Instructions to follow: Quote every line as given.

++++ Data segment

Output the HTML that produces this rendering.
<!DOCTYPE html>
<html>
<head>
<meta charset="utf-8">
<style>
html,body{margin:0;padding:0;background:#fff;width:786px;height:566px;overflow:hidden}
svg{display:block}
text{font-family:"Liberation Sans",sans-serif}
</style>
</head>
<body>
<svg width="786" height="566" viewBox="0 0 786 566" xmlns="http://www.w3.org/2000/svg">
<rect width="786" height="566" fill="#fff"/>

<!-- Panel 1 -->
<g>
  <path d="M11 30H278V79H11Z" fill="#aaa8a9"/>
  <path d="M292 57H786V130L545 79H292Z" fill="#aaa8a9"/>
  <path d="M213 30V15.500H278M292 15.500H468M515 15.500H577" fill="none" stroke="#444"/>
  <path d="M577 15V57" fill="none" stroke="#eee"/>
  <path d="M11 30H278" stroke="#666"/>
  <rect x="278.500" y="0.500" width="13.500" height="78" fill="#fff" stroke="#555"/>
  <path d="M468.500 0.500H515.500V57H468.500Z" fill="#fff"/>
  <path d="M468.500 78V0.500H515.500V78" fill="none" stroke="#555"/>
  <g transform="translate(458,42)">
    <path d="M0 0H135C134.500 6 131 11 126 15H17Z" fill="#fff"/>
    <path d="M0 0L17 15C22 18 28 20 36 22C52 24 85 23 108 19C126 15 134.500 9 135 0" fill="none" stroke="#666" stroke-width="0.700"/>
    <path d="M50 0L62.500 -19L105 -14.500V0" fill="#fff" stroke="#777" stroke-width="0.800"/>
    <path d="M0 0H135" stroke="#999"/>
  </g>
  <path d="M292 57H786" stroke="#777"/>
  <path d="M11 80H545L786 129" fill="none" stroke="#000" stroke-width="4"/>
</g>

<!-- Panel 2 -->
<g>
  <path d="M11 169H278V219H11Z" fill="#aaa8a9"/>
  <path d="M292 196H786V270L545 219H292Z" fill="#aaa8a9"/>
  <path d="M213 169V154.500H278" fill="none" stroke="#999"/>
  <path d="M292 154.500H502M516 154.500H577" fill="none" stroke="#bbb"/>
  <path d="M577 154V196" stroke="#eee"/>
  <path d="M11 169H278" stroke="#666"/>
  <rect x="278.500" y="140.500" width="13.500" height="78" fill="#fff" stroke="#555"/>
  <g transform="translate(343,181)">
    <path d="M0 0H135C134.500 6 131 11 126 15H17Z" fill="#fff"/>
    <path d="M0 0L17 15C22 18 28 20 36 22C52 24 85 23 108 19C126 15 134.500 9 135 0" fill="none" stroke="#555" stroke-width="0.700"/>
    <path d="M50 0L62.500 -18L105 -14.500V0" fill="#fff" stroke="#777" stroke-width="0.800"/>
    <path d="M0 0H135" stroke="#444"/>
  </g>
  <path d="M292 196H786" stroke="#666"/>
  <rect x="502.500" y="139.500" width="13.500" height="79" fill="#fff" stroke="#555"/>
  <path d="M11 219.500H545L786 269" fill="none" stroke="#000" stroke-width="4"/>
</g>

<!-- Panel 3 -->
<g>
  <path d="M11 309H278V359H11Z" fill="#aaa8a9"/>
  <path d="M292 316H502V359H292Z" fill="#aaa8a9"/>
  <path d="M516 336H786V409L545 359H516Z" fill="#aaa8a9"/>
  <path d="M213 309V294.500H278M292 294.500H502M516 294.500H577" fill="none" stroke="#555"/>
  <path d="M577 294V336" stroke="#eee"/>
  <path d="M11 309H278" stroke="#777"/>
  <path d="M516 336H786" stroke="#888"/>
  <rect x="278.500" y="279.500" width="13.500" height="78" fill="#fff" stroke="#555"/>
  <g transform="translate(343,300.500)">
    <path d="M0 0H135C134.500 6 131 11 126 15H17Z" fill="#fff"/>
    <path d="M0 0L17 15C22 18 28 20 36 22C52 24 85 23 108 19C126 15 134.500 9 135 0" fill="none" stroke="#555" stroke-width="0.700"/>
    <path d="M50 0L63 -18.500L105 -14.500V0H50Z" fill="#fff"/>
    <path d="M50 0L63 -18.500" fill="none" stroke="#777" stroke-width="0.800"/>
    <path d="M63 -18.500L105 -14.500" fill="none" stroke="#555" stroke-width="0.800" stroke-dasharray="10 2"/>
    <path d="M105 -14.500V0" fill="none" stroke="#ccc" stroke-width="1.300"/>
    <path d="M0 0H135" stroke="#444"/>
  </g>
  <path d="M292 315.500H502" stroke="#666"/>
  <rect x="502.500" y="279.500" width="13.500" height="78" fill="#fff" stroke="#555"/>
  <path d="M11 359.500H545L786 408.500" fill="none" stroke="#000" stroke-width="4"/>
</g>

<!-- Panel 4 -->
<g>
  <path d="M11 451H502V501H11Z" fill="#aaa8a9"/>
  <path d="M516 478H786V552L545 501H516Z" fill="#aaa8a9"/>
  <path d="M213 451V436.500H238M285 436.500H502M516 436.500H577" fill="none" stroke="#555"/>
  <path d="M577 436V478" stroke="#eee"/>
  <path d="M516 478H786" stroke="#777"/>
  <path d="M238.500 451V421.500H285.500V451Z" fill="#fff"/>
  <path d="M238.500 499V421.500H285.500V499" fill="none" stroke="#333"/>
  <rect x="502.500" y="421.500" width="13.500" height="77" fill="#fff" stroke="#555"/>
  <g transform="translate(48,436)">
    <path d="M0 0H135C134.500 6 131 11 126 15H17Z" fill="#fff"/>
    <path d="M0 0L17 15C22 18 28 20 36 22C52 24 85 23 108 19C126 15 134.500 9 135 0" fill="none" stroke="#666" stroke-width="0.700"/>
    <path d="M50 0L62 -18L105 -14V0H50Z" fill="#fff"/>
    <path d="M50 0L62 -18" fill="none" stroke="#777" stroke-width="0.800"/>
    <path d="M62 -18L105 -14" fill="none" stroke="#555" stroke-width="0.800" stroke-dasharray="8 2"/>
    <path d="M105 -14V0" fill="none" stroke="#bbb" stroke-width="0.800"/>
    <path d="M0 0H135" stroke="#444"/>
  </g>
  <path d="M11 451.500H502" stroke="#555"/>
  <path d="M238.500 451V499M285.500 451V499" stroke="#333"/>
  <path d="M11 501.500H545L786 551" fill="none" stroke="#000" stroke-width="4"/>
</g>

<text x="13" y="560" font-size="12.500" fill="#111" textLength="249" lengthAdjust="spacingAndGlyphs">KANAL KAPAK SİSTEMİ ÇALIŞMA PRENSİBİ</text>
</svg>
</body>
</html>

++++++++

Finished exercise:
Output the HTML that produces this rendering.
<!DOCTYPE html>
<html>
<head>
<meta charset="utf-8">
<style>
html,body{margin:0;padding:0;background:#fff;width:786px;height:566px;overflow:hidden}
svg{display:block}
text{font-family:"Liberation Sans",sans-serif}
</style>
</head>
<body>
<svg width="786" height="566" viewBox="0 0 786 566" xmlns="http://www.w3.org/2000/svg">
<rect width="786" height="566" fill="#fff"/>

<!-- Panel 1 -->
<g>
  <path d="M11 30H278V79H11Z" fill="#aaa8a9"/>
  <path d="M292 57H786V130L545 79H292Z" fill="#aaa8a9"/>
  <path d="M213 30V15.500H278M292 15.500H468M515 15.500H577" fill="none" stroke="#444"/>
  <path d="M577 15V57" fill="none" stroke="#eee"/>
  <path d="M11 30H278" stroke="#666"/>
  <rect x="278.500" y="0.500" width="13.500" height="78" fill="#fff" stroke="#555"/>
  <path d="M468.500 0.500H515.500V57H468.500Z" fill="#fff"/>
  <path d="M468.500 78V0.500H515.500V78" fill="none" stroke="#555"/>
  <g transform="translate(458,42)">
    <path d="M0 0H135C134.500 6 131 11 126 15H17Z" fill="#fff"/>
    <path d="M0 0L17 15C22 18 28 20 36 22C52 24 85 23 108 19C126 15 134.500 9 135 0" fill="none" stroke="#666" stroke-width="0.700"/>
    <path d="M50 0L62.500 -19L105 -14.500V0" fill="#fff" stroke="#777" stroke-width="0.800"/>
    <path d="M0 0H135" stroke="#999"/>
  </g>
  <path d="M292 57H786" stroke="#777"/>
  <path d="M11 80H545L786 129" fill="none" stroke="#000" stroke-width="4"/>
</g>

<!-- Panel 2 -->
<g>
  <path d="M11 169H278V219H11Z" fill="#aaa8a9"/>
  <path d="M292 196H786V270L545 219H292Z" fill="#aaa8a9"/>
  <path d="M213 169V154.500H278" fill="none" stroke="#999"/>
  <path d="M292 154.500H502M516 154.500H577" fill="none" stroke="#bbb"/>
  <path d="M577 154V196" stroke="#eee"/>
  <path d="M11 169H278" stroke="#666"/>
  <rect x="278.500" y="140.500" width="13.500" height="78" fill="#fff" stroke="#555"/>
  <g transform="translate(343,181)">
    <path d="M0 0H135C134.500 6 131 11 126 15H17Z" fill="#fff"/>
    <path d="M0 0L17 15C22 18 28 20 36 22C52 24 85 23 108 19C126 15 134.500 9 135 0" fill="none" stroke="#555" stroke-width="0.700"/>
    <path d="M50 0L62.500 -18L105 -14.500V0" fill="#fff" stroke="#777" stroke-width="0.800"/>
    <path d="M0 0H135" stroke="#444"/>
  </g>
  <path d="M292 196H786" stroke="#666"/>
  <rect x="502.500" y="139.500" width="13.500" height="79" fill="#fff" stroke="#555"/>
  <path d="M11 219.500H545L786 269" fill="none" stroke="#000" stroke-width="4"/>
</g>

<!-- Panel 3 -->
<g>
  <path d="M11 309H278V359H11Z" fill="#aaa8a9"/>
  <path d="M292 316H502V359H292Z" fill="#aaa8a9"/>
  <path d="M516 336H786V409L545 359H516Z" fill="#aaa8a9"/>
  <path d="M213 309V294.500H278M292 294.500H502M516 294.500H577" fill="none" stroke="#555"/>
  <path d="M577 294V336" stroke="#eee"/>
  <path d="M11 309H278" stroke="#777"/>
  <path d="M516 336H786" stroke="#888"/>
  <rect x="278.500" y="279.500" width="13.500" height="78" fill="#fff" stroke="#555"/>
  <g transform="translate(343,300.500)">
    <path d="M0 0H135C134.500 6 131 11 126 15H17Z" fill="#fff"/>
    <path d="M0 0L17 15C22 18 28 20 36 22C52 24 85 23 108 19C126 15 134.500 9 135 0" fill="none" stroke="#555" stroke-width="0.700"/>
    <path d="M50 0L63 -18.500L105 -14.500V0H50Z" fill="#fff"/>
    <path d="M50 0L63 -18.500" fill="none" stroke="#777" stroke-width="0.800"/>
    <path d="M63 -18.500L105 -14.500" fill="none" stroke="#555" stroke-width="0.800" stroke-dasharray="10 2"/>
    <path d="M105 -14.500V0" fill="none" stroke="#ccc" stroke-width="1.300"/>
    <path d="M0 0H135" stroke="#444"/>
  </g>
  <path d="M292 315.500H502" stroke="#666"/>
  <rect x="502.500" y="279.500" width="13.500" height="78" fill="#fff" stroke="#555"/>
  <path d="M11 359.500H545L786 408.500" fill="none" stroke="#000" stroke-width="4"/>
</g>

<!-- Panel 4 -->
<g>
  <path d="M11 451H502V501H11Z" fill="#aaa8a9"/>
  <path d="M516 478H786V552L545 501H516Z" fill="#aaa8a9"/>
  <path d="M213 451V436.500H238M285 436.500H502M516 436.500H577" fill="none" stroke="#555"/>
  <path d="M577 436V478" stroke="#eee"/>
  <path d="M516 478H786" stroke="#777"/>
  <path d="M238.500 451V421.500H285.500V451Z" fill="#fff"/>
  <path d="M238.500 499V421.500H285.500V499" fill="none" stroke="#333"/>
  <rect x="502.500" y="421.500" width="13.500" height="77" fill="#fff" stroke="#555"/>
  <g transform="translate(48,436)">
    <path d="M0 0H135C134.500 6 131 11 126 15H17Z" fill="#fff"/>
    <path d="M0 0L17 15C22 18 28 20 36 22C52 24 85 23 108 19C126 15 134.500 9 135 0" fill="none" stroke="#666" stroke-width="0.700"/>
    <path d="M50 0L62 -18L105 -14V0H50Z" fill="#fff"/>
    <path d="M50 0L62 -18" fill="none" stroke="#777" stroke-width="0.800"/>
    <path d="M62 -18L105 -14" fill="none" stroke="#555" stroke-width="0.800" stroke-dasharray="8 2"/>
    <path d="M105 -14V0" fill="none" stroke="#bbb" stroke-width="0.800"/>
    <path d="M0 0H135" stroke="#444"/>
  </g>
  <path d="M11 451.500H502" stroke="#555"/>
  <path d="M238.500 451V499M285.500 451V499" stroke="#333"/>
  <path d="M11 501.500H545L786 551" fill="none" stroke="#000" stroke-width="4"/>
</g>

<text x="13" y="560" font-size="12.500" fill="#111" textLength="249" lengthAdjust="spacingAndGlyphs">KANAL KAPAK SİSTEMİ ÇALIŞMA PRENSİBİ</text>
</svg>
</body>
</html>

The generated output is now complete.